Why is burning forest biomass still seen as a form of renewable energy by the EU, when research has proven that it is damaging to the environment?

There is a widespread acceptance of the science. Even the pro-bioenergy scientists accept that you have to move backwards before you can actually make any progress and accept the issue of the payback period. The fact that science has not made more of an impact on the regulations may be due to the embedded resistance to change of large assets, large financial support, the political dependency of governments on biomass being treated as a renewable energy to meet their renewable energy targets and the fact that a lot of these facilities do have a very strong local political base and employ people. The supply chain is quite long and relatively inefficient as it employs a lot of people. There are ships, trains, ports and loading facilities. The harvesting areas give a boost to the local forestry industry. Thus, there are a lot of economic stakeholders involved. And of course, the economic stakeholders have a large political influence and the science can be an inconvenient truth that interest groups prefer to sweep under the carpet in order to carry on their business as usual. It is a classic case of science and facts only going so far and politicians bringing in other economic factors and employment factors, with their judgement sometimes being based more on those factors than on the basic science.


What can EU citizens do to remove burning forest biomass as a form of renewable energy from RED?

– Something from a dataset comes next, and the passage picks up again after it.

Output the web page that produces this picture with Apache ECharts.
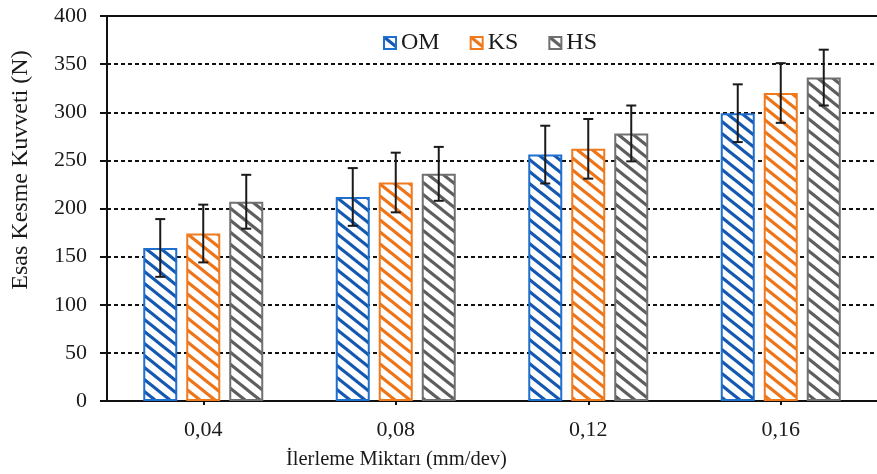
<!DOCTYPE html>
<html>
<head>
<meta charset="utf-8">
<script src="https://cdn.jsdelivr.net/npm/echarts@6/dist/echarts.min.js"></script>
<style>html,body{margin:0;padding:0;background:#fff;}#c{width:877px;height:474px;}</style>
</head>
<body>
<div id="c"></div>
<script>
var categories = ['0,04', '0,08', '0,12', '0,16'];
var seriesNames = ['OM', 'KS', 'HS'];
var omValues = [159, 212, 256, 299];
var ksValues = [174, 227, 262, 320];
var hsValues = [207, 236, 278, 336];
var omErrors = [30, 30, 30, 30];
var ksErrors = [30, 31, 31, 31];
var hsErrors = [28, 28, 29, 29];
var yTicks = [0, 50, 100, 150, 200, 250, 300, 350, 400];

var FONT = '"Liberation Serif", "Times New Roman", serif';
var strokeColors = ['#1f6fce', '#f07a1e', '#707070'];
var stripeColors = ['#1558b0', '#ee7418', '#5e5e5e'];
var BAR_W = 34, BAR_GAP = 9;

function makeHatch(color) {
  var w = 15, h = 12;
  var cv = document.createElement('canvas');
  cv.width = w; cv.height = h;
  var ctx = cv.getContext('2d');
  ctx.fillStyle = '#ffffff';
  ctx.fillRect(0, 0, w, h);
  ctx.strokeStyle = color;
  ctx.lineWidth = 3.2;
  for (var k = -1; k <= 1; k++) {
    ctx.beginPath();
    ctx.moveTo(-w, -h + k * h);
    ctx.lineTo(2 * w, 2 * h + k * h);
    ctx.stroke();
  }
  return cv;
}

var valueSets = [omValues, ksValues, hsValues];
var errorSets = [omErrors, ksErrors, hsErrors];

var series = [];
seriesNames.forEach(function (name, i) {
  series.push({
    name: name,
    type: 'bar',
    barWidth: BAR_W,
    barGap: (BAR_GAP / BAR_W * 100) + '%',
    data: valueSets[i],
    itemStyle: {
      color: { image: makeHatch(stripeColors[i]), repeat: 'repeat' },
      borderColor: strokeColors[i],
      borderWidth: 2
    },
    z: 3
  });
});

seriesNames.forEach(function (name, i) {
  var offset = (i - 1) * (BAR_W + BAR_GAP);
  series.push({
    name: name + ' err',
    type: 'custom',
    z: 5,
    silent: true,
    data: valueSets[i].map(function (v, j) { return [j, v, errorSets[i][j]]; }),
    renderItem: function (params, api) {
      var idx = api.value(0), v = api.value(1), e = api.value(2);
      var x = api.coord([idx, v])[0] + offset;
      var yTop = api.coord([idx, v + e])[1];
      var yBot = api.coord([idx, v - e])[1];
      var cap = 5;
      var st = { stroke: '#1a1a1a', lineWidth: 2 };
      return {
        type: 'group',
        children: [
          { type: 'line', shape: { x1: x, y1: yTop, x2: x, y2: yBot }, style: st },
          { type: 'line', shape: { x1: x - cap, y1: yTop, x2: x + cap, y2: yTop }, style: st },
          { type: 'line', shape: { x1: x - cap, y1: yBot, x2: x + cap, y2: yBot }, style: st }
        ]
      };
    }
  });
});

var chart = echarts.init(document.getElementById('c'), null, { renderer: 'canvas' });
chart.setOption({
  animation: false,
  backgroundColor: '#ffffff',
  textStyle: { fontFamily: FONT },
  grid: { left: 107, top: 16, width: 776, bottom: 73, containLabel: false },
  legend: {
    data: seriesNames,
    left: 378,
    top: 26,
    icon: 'rect',
    itemWidth: 12,
    itemHeight: 12,
    itemGap: 30,
    textStyle: { fontFamily: FONT, fontSize: 24, color: '#1a1a1a' }
  },
  graphic: [{
    type: 'text',
    left: 286,
    top: 449,
    style: { text: 'İlerleme Miktarı (mm/dev)', font: '20.5px ' + FONT, fill: '#1a1a1a' }
  }, {
    type: 'text',
    x: 21,
    y: 170,
    rotation: Math.PI / 2,
    style: {
      text: 'Esas Kesme Kuvveti (N)', font: '24px ' + FONT, fill: '#1a1a1a',
      align: 'center', verticalAlign: 'middle'
    }
  }],
  xAxis: [{
    type: 'category',
    data: categories,
    axisLine: { lineStyle: { color: '#111', width: 2 } },
    axisTick: { show: true, alignWithLabel: true, length: 4, lineStyle: { color: '#111', width: 2 } },
    axisLabel: { margin: 18, fontFamily: FONT, fontSize: 22, color: '#1a1a1a' },
    splitLine: { show: false }
  }, {
    type: 'category',
    position: 'top',
    data: categories,
    axisLine: { show: true, lineStyle: { color: '#111', width: 2 } },
    axisTick: { show: false },
    axisLabel: { show: false }
  }],
  yAxis: {
    type: 'value',
    min: 0,
    max: 400,
    interval: 50,
    axisLine: { show: true, lineStyle: { color: '#111', width: 2 } },
    axisTick: { show: true, length: 7, lineStyle: { color: '#111', width: 2 } },
    axisLabel: {
      margin: 20, fontFamily: FONT, fontSize: 22, color: '#1a1a1a',
      formatter: function (v) { return yTicks.indexOf(v) >= 0 ? String(v) : ''; }
    },
    splitLine: { show: true, lineStyle: { color: '#111', width: 2, type: [4, 3] } }
  },
  series: series
});
</script>
</body>
</html>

In the UK, every night on the TV, you are able to find advertisements from energy companies claiming they are climate-friendly or claiming that they are doing something for the climate. Some of them are genuine, but some are greenwash. Some of those claims are based on buying carbon offsets as part of their electricity, which comes from fossil fuels. But some of them are using biomass electricity as green energy and it is quite difficult for consumers to differentiate. But if you are concerned about that, the important thing is to ask the company that supplies you with electricity exactly where it gets its energy from. For instance, some electricity companies state that their source is wind, solar or nuclear, while others talk about the energy being ‘renewable’ without specifying how, and of course, that may well include biomass electricity, which is not contributing to climate change mitigation. So, it is a question of trying to cut through all the smoke and mirrors and find out the truth before you make a decision.